We cannot list all of the possible reasons - there are very many. Money does two things: it comes into the business, and it goes out from the business. So there is the first division - we may need more in - or less out. Of course, it's seldom one or the other - usually its a combination. But it helps if we identify which can be dealt with easiest. For example, a quick review of where money is going may suggest quick ways to "plug the hole". If your outgoings are already tightly controlled, then we need to look at ways to get more money in.
That shouldn't be limited to thinking you need to sell more. While that could well be a valid longer-term goal, in the short term it may lead to sacrificing profitability, thus merely deferring the problem. It may be that you can improve things in the short term by better management of debtors and / or stock.
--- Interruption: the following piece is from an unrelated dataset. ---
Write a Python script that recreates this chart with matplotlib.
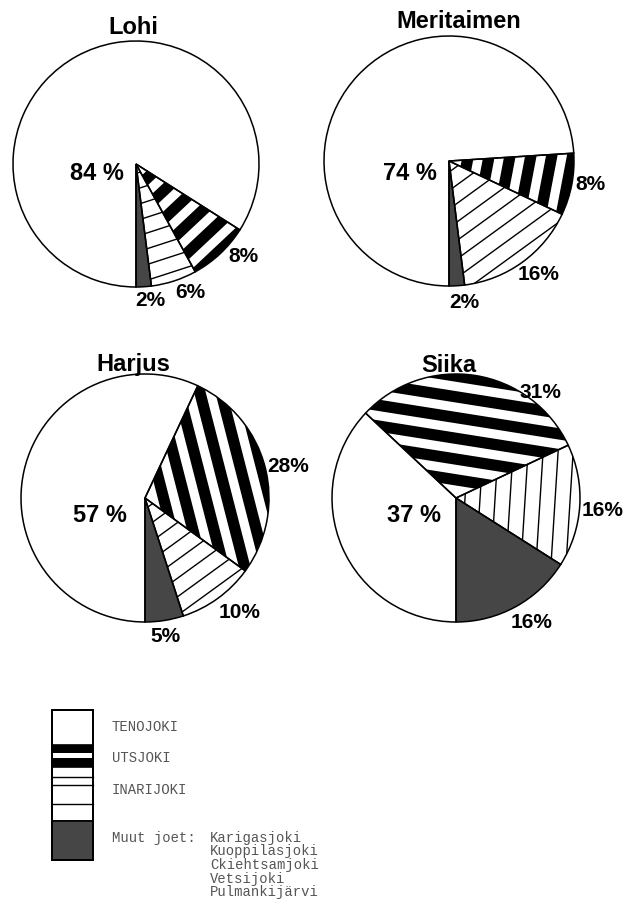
import numpy as np
import matplotlib.pyplot as plt
from matplotlib.patches import Polygon, Rectangle
from matplotlib.lines import Line2D

H = 910  # kuvan korkeus pikseleinä

# --- data ---
rivers = ['TENOJOKI', 'UTSJOKI', 'INARIJOKI', 'Muut joet:']
other_rivers = ['Karigasjoki', 'Kuoppilasjoki', 'Ckiehtsamjoki', 'Vetsijoki', 'Pulmankijärvi']

species = ['Lohi', 'Meritaimen', 'Harjus', 'Siika']
lohi = [84, 8, 6, 2]
meritaimen = [74, 8, 16, 2]
harjus = [57, 28, 10, 5]
siika = [37, 31, 16, 16]
shares = [lohi, meritaimen, harjus, siika]

# --- layout (pikselit, y ylhäältä) ---
layout = {
    'Lohi':       dict(c=(136, 164), r=123, title=(133, 27),
                       lab=[(97, 174), (243, 257), (190, 292), (150, 300)]),
    'Meritaimen': dict(c=(449, 161), r=125, title=(459, 22),
                       lab=[(410, 173), (590, 185), (539, 275), (464, 302)]),
    'Harjus':     dict(c=(145, 498), r=124, title=(133, 365),
                       lab=[(100, 515), (288, 467), (240, 613), (165, 637)]),
    'Siika':      dict(c=(456, 498), r=124, title=(449, 365),
                       lab=[(414, 515), (540, 392), (603, 510), (532, 623)]),
}

fill_colors = ['white', 'white', 'white', '#464646']
label_font = ['Liberation Sans', 'DejaVu Sans']


def hatch_wedge(ax, w, period, frac=None):
    # viivat / raidat kohtisuoraan sektorin keskisuuntaa vastaan
    m = np.deg2rad((w.theta1 + w.theta2) / 2)
    u = np.array([np.cos(m), np.sin(m)])
    v = np.array([-np.sin(m), np.cos(m)])
    c = np.array(w.center)
    r = w.r
    for d in np.arange(period * 0.6, r + period, period):
        if frac is None:
            p0, p1 = c + d * u - r * v, c + d * u + r * v
            ln = Line2D([p0[0], p1[0]], [p0[1], p1[1]], color='black', lw=1.0, zorder=2)
            ax.add_line(ln)
            ln.set_clip_path(w)
        else:
            d2 = d + frac * period
            pts = [c + d * u - r * v, c + d * u + r * v, c + d2 * u + r * v, c + d2 * u - r * v]
            pg = Polygon(pts, closed=True, facecolor='black', edgecolor='none', zorder=2)
            ax.add_patch(pg)
            pg.set_clip_path(w)


fig = plt.figure(figsize=(6.24, 9.10), dpi=100)
ax = fig.add_axes([0, 0, 1, 1])

for name, vals in zip(species, shares):
    L = layout[name]
    cx, cy = L['c'][0], H - L['c'][1]
    wedges, _ = ax.pie(vals, colors=fill_colors, startangle=-90, counterclock=False,
                       center=(cx, cy), radius=L['r'],
                       wedgeprops=dict(linewidth=0, edgecolor='none'))
    hatch_wedge(ax, wedges[1], 20.5, frac=0.55)   # Utsjoki: leveät raidat
    hatch_wedge(ax, wedges[2], 15)                # Inarijoki: ohuet viivat
    ax.pie(vals, startangle=-90, counterclock=False, center=(cx, cy), radius=L['r'],
           wedgeprops=dict(facecolor='none', edgecolor='black', linewidth=1.1, zorder=3))

    ax.text(L['title'][0], H - L['title'][1], name, fontsize=17, fontweight='bold',
            ha='center', va='center', family=label_font)
    for i, (v, (lx, ly)) in enumerate(zip(vals, L['lab'])):
        txt = f'{v} %' if i == 0 else f'{v}%'
        ax.text(lx, H - ly, txt, fontsize=17 if i == 0 else 15, fontweight='bold',
                ha='center', va='center', family=label_font)

# --- selite ---
bx0, bx1 = 52, 93
seg = [(710, 745), (745, 767), (767, 821), (821, 860)]
for i, (y0, y1) in enumerate(seg):
    ax.add_patch(Rectangle((bx0, H - y1), bx1 - bx0, y1 - y0, facecolor=fill_colors[i],
                           edgecolor='black', lw=1.2, zorder=3 if i == 0 else 2))
# Utsjoki-raidat
for y0, y1 in [(745, 753), (758, 767)]:
    ax.add_patch(Rectangle((bx0, H - y1), bx1 - bx0, y1 - y0, facecolor='black',
                           edgecolor='none', zorder=3))
# Inarijoki-viivat
for y in [777, 785, 804]:
    ax.plot([bx0, bx1], [H - y, H - y], color='black', lw=1.0, zorder=3)
ax.add_patch(Rectangle((bx0, H - 860), bx1 - bx0, 860 - 710, facecolor='none',
                       edgecolor='black', lw=1.4, zorder=4))

mono = dict(family=['Liberation Mono', 'DejaVu Sans Mono'], fontsize=10, color='#555555',
            va='center', ha='left')
label_y = [727, 758, 790, 838]
for name, y in zip(rivers, label_y):
    ax.text(112, H - y, name, **mono)
for i, name in enumerate(other_rivers):
    ax.text(210, H - (838 + i * 13.5), name, **mono)

ax.set_xlim(0, 624)
ax.set_ylim(0, H)
ax.set_aspect('equal')
ax.axis('off')

fig.savefig('out.png', dpi=100, facecolor='white')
Although these are just examples, they are common examples of business development practices that have been proven to work. There are well-known techniques for each that can work. Again there is not usually one simple solution - but a range of things which can work together to improve things.
Of course, they may improve the short-term situation - but if you don't develop, implement and maintain systems, then things will slip over time, and you'll inevitably repeat the same cycle. Those who fail to learn from history are doomed to repeat it. Systematising every aspect of your business ensures any changes you make today will not be lost and need redoing next year. It also means your business will provide more cash when it comes to selling it - not the immediate issue - but a big benefit. Sadly when cash crisis hits, things like systemisation are sacrificed.
After the short term cash flow issues, we can move on to longer-term issues. Each area of the business (even if you're the only person in the business) requires some cash to keep developing. This allows for new products or services, marketing, training, systems and so on. Then there is capital expenditure - things that will provide benefits into the future. All of these can be deferred to some extent - but at what cost?
Finally, you can expect to receive some cash from the sale of the business - in whatever form that takes. Decisions you make now will affect the value of the business, so that should always be considered. Short term cash flow should never be your primary motivator. Developing a business of value ultimately requires a culture of providing value to clients. Decisions made for short-term gain can prove to be expensive in the longer term.
If your business doesn't have enough money, don't worry. Identify the need and the root cause of the problem. Identify possible solutions. Plan and develop your solution. Implement and test it. And keep an eye on it in the future - don't just think you've solved the problem once and for all.